The New Atheists preach that religion is bad and irrational. Salvation is supposed to come through education. But a recent Gallup poll says otherwise. From a Wall Street Journal article:
Surprisingly, while increased church attendance and membership in a conservative denomination has a powerful negative effect on paranormal beliefs, higher education doesn’t.
How about more liberal verses more conservative Christians? Perhaps the more liberal, more ‘enlightened’ will not fall for such things as Bigfoot? Again:
In fact, the more traditional and evangelical the respondent, the less likely he was to believe in, for instance, the possibility of communicating with people who are dead.
Hum, how about that? Could this mean that evangelicals are not necessarily irrational? Well, I suppose it could be argued that our brand of irrationality denies other forms of irrationality.
One final quote before I make a few comments. And this quote, I believe, stands on it’s own:
But it turns out that [Bill Maher] the late-night comic is no icon of rationality himself. In fact, he is a fervent advocate of pseudoscience. The night before his performance on Conan O’Brien, Mr. Maher told David Letterman — a quintuple bypass survivor — to stop taking the pills that his doctor had prescribed for him. He proudly stated that he didn’t accept Western medicine. On his HBO show in 2005, Mr. Maher said: “I don’t believe in vaccination. . . . Another theory that I think is flawed, that we go by the Louis Pasteur [germ] theory.” He has told CNN’s Larry King that he won’t take aspirin because he believes it is lethal and that he doesn’t even believe the Salk vaccine eradicated polio.
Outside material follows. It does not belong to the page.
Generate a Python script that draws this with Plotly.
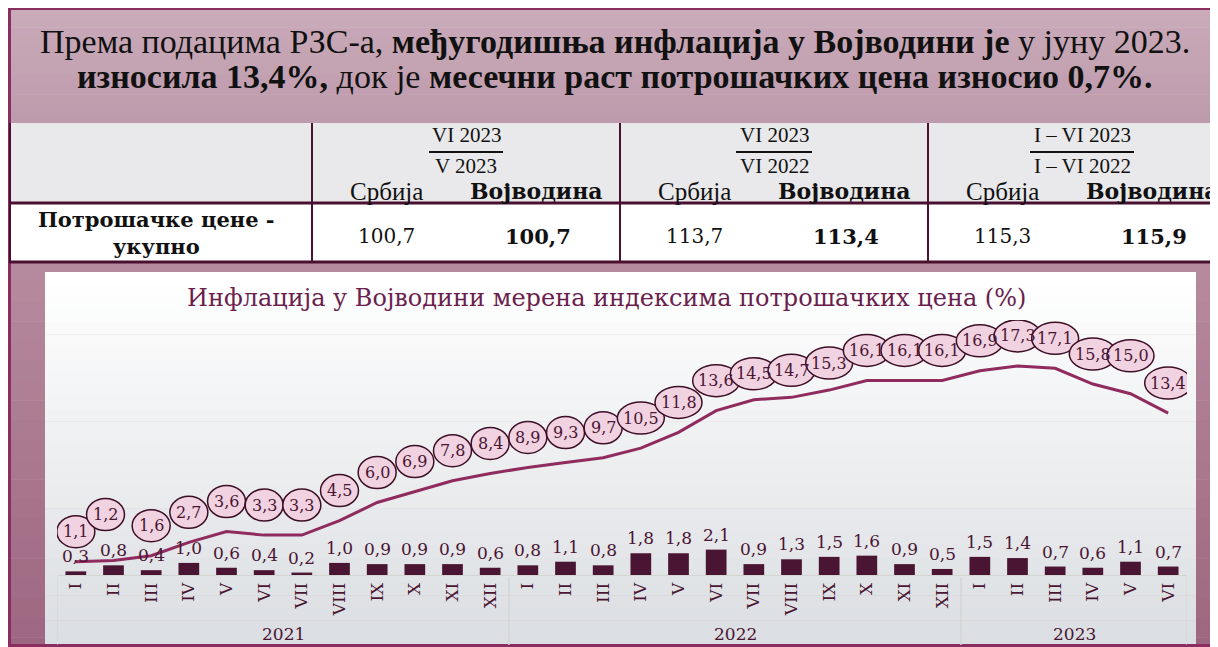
import plotly.graph_objects as go

W, H = 1218, 647
OFF = 8  # the page body margin shifts the figure by 8 px right and down

# --- data ------------------------------------------------------------------ #
years = ["2021"] * 12 + ["2022"] * 12 + ["2023"] * 6
months = ["I", "II", "III", "IV", "V", "VI", "VII", "VIII", "IX", "X", "XI", "XII",
          "I", "II", "III", "IV", "V", "VI", "VII", "VIII", "IX", "X", "XI", "XII",
          "I", "II", "III", "IV", "V", "VI"]
# year-on-year inflation, % (line)
yoy = [1.1, 1.2, 1.6, 2.7, 3.6, 3.3, 3.3, 4.5, 6.0, 6.9, 7.8, 8.4,
       8.9, 9.3, 9.7, 10.5, 11.8, 13.6, 14.5, 14.7, 15.3, 16.1, 16.1, 16.1,
       16.9, 17.3, 17.1, 15.8, 15.0, 13.4]
# month-on-month growth, % (bars)
mom = [0.3, 0.8, 0.4, 1.0, 0.6, 0.4, 0.2, 1.0, 0.9, 0.9, 0.9, 0.6,
       0.8, 1.1, 0.8, 1.8, 1.8, 2.1, 0.9, 1.3, 1.5, 1.6, 0.9, 0.5,
       1.5, 1.4, 0.7, 0.6, 1.1, 0.7]

period_top = ["VI 2023", "VI 2023", "I – VI 2023"]
period_bottom = ["V 2023", "VI 2022", "I – VI 2022"]
serbia_vals = ["100,7", "113,7", "115,3"]
vojvodina_vals = ["100,7", "113,4", "115,9"]

HEADLINE_1 = ("Према подацима РЗС-а, <b>међугодишња инфлација у Војводини је</b>"
              " у јуну 2023.")
HEADLINE_2 = ("<b>износила 13,4%,</b> док је <b>месечни раст потрошачких цена"
              " износио 0,7%.</b>")
CHART_TITLE = "Инфлација у Војводини мерена индексима потрошачких цена (%)"
ROW_LABEL = "<b>Потрошачке цене -<br>укупно</b>"

# --- styles ---------------------------------------------------------------- #
DARK = "#4a1533"
MAROON_LINE = "#8f2b5f"
BORDER = "#8a2d60"
GRID_DARK = "#4a1030"
AXIS_GRAY = "#d4d4d4"
SERIF = "DejaVu Serif"
HEAD_FONT = "Liberation Serif"


def fmt(v):
    return f"{v:.1f}".replace(".", ",")


def px(x):
    return (x - OFF) / W


def py(y):
    return 1 - (y - OFF) / H


def mix(c0, c1, t):
    return "rgb(%d,%d,%d)" % tuple(round(a + (b - a) * t) for a, b in zip(c0, c1))


def vgrad(x0, x1, y0, y1, top, bot, n=24):
    """Stack of thin rects approximating a vertical gradient (screen px)."""
    out = []
    step = (y1 - y0) / n
    for k in range(n):
        out.append(dict(type="rect", xref="paper", yref="paper", layer="below",
                        x0=px(x0), x1=px(x1), y0=py(y0 + k * step),
                        y1=py(y0 + (k + 1) * step + 0.6),
                        fillcolor=mix(top, bot, k / (n - 1)), line_width=0))
    return out


def pline(x0, y0, x1, y1, color, width):
    return dict(type="line", xref="paper", yref="paper", x0=px(x0), y0=py(y0),
                x1=px(x1), y1=py(y1), line=dict(color=color, width=width))


def ptext(x, y, text, size, color="#111111", family=SERIF, **kw):
    return dict(xref="paper", yref="paper", x=px(x), y=py(y), text=text,
                showarrow=False, xanchor="center", yanchor="middle",
                font=dict(family=family, size=size, color=color), **kw)


shapes = []
annotations = []

# backgrounds
shapes += vgrad(8, W + 10, 8, 123, (201, 170, 185), (190, 155, 172), 12)
shapes.append(dict(type="rect", xref="paper", yref="paper", layer="below",
                   x0=px(10), x1=px(W + 10), y0=py(203), y1=py(123),
                   fillcolor="#e9e9eb", line_width=0))
shapes.append(dict(type="rect", xref="paper", yref="paper", layer="below",
                   x0=px(10), x1=px(W + 10), y0=py(262), y1=py(203),
                   fillcolor="#ffffff", line_width=0))
shapes += vgrad(8, W + 10, 262, H + 10, (182, 138, 158), (157, 102, 128), 20)
shapes += vgrad(45, 1196, 272, 645, (255, 255, 255), (219, 222, 226), 30)

# outer border
shapes.append(pline(8, 9, W + 10, 9, BORDER, 2))
shapes.append(pline(9.5, 8, 9.5, H + 10, BORDER, 3))
shapes.append(pline(8, 645.5, W + 10, 645.5, BORDER, 3))

# table rules
shapes.append(pline(9, 203, W + 10, 203, GRID_DARK, 3))
shapes.append(pline(9, 262, W + 10, 262, GRID_DARK, 3))
shapes.append(pline(10, 123, 10, 262, GRID_DARK, 2))
for xv in (312, 620, 928):
    shapes.append(pline(xv, 123, xv, 262, GRID_DARK, 2))

# headline
annotations.append(ptext(615, 41, HEADLINE_1, 34, family=HEAD_FONT))
annotations.append(ptext(615, 77, HEADLINE_2, 34, family=HEAD_FONT))

# table text
group_x = [466, 774, 1082]
frac_half = [37, 38, 52]
for gx, half, top, bot, sv, vv in zip(group_x, frac_half, period_top,
                                      period_bottom, serbia_vals, vojvodina_vals):
    annotations.append(ptext(gx, 135, top, 21, family=HEAD_FONT))
    annotations.append(ptext(gx, 166, bot, 21, family=HEAD_FONT))
    shapes.append(pline(gx - half, 152, gx + half, 152, "#111111", 2))
    annotations.append(ptext(gx - 80, 191, "Србија", 25, family=HEAD_FONT))
    annotations.append(ptext(gx + 70, 191, "<b>Војводина</b>", 22))
    annotations.append(ptext(gx - 80, 236, sv, 20))
    annotations.append(ptext(gx + 72, 236, f"<b>{vv}</b>", 21))
annotations.append(ptext(156, 233, ROW_LABEL, 21))

# chart title
annotations.append(ptext(606, 298, CHART_TITLE, 24, color="#6a1f4e"))

# --- chart ----------------------------------------------------------------- #
xi = list(range(len(months)))

fig = go.Figure()
fig.add_trace(go.Bar(
    x=xi, y=mom, width=0.55, marker=dict(color=DARK, line_width=0),
    hoverinfo="skip",
))
fig.add_trace(go.Scatter(
    x=xi, y=yoy, mode="lines", line=dict(color=MAROON_LINE, width=3),
    hoverinfo="skip", cliponaxis=False,
))

# bar value labels
for i, v in zip(xi, mom):
    annotations.append(dict(xref="x", yref="y", x=i, y=v, yanchor="bottom",
                            yshift=3, text=fmt(v), showarrow=False,
                            font=dict(family=SERIF, size=17, color=DARK)))

# ellipse data labels above the line
label_dy = {1: 46, 18: 26, 19: 27, 20: 27, 28: 38}
label_dx = {1: -8}
for i, v in zip(xi, yoy):
    t = fmt(v)
    dy = label_dy.get(i, 30)
    dx = label_dx.get(i, 0)
    w = 38 if len(t) == 3 else 47
    shapes.append(dict(type="circle", xref="x", yref="y", layer="above",
                       xsizemode="pixel", ysizemode="pixel", xanchor=i, yanchor=v,
                       x0=dx - w / 2, x1=dx + w / 2, y0=dy - 16, y1=dy + 16,
                       fillcolor="#f0d2e1", line=dict(color="#3d0f27", width=1.5)))
    annotations.append(dict(xref="x", yref="y", x=i, y=v, xshift=dx, yshift=dy,
                            text=t, showarrow=False,
                            font=dict(family=SERIF, size=16, color=DARK)))

# year groups: dividers and labels under the month ticks
groups = []
for i, yr in zip(xi, years):
    if not groups or groups[-1][0] != yr:
        groups.append([yr, i, i])
    else:
        groups[-1][2] = i
for yr, first, last in groups:
    for edge in (first - 0.5, last + 0.5):
        shapes.append(dict(type="line", xref="x", yref="paper", x0=edge, x1=edge,
                           y0=py(577), y1=py(645), line=dict(color=AXIS_GRAY, width=1)))
    annotations.append(dict(xref="x", yref="paper", x=(first + last) / 2, y=py(634),
                            text=yr, showarrow=False, yanchor="middle",
                            font=dict(family=SERIF, size=17, color=DARK)))

fig.update_layout(
    width=W, height=H, autosize=False,
    margin=dict(l=0, r=0, t=0, b=0),
    paper_bgcolor="#ffffff", plot_bgcolor="rgba(0,0,0,0)",
    showlegend=False,
    shapes=shapes, annotations=annotations,
    xaxis=dict(
        domain=[px(57), px(1187)], range=[-0.5, len(months) - 0.5],
        tickmode="array", tickvals=xi, ticktext=months,
        tickangle=-90, ticks="", showline=True, linecolor=AXIS_GRAY, linewidth=1,
        tickfont=dict(family=SERIF, size=17, color=DARK), showgrid=False,
        zeroline=False,
    ),
    yaxis=dict(
        domain=[py(575), py(320)], range=[0, 21.1], visible=False,
        showgrid=False, zeroline=False,
    ),
)

fig.write_html("out.html")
Here’s my reflection on this whole interesting survey. The more conservative, evangelical a person is, the more they are inclined to believe the Bible and to allow scripture to inform their understanding of the natural and supernatural world. The West grew from a pervasive Christian worldview, including Western science and philosophy. The way we define something as ‘rational’ comes from an extension of a Christian understanding of the world. So the more Christian someone is, the more rational they are, not the other way around. To see the world rightly is to see it the way God created it and how He understands it. God’s worldview is what we call ‘reality’. In the West, atheists are Christian atheists. They specifically don’t believe in the Christian God and then by extension the gods of other religions.
The Journal article ends with a great Chesterton quote that I think is fitting:
Anti-religionists such as Mr. Maher bring to mind the assertion of G.K. Chesterton’s Father Brown character that all atheists, secularists, humanists and rationalists are susceptible to superstition: “It’s the first effect of not believing in God that you lose your common sense, and can’t see things as they are.”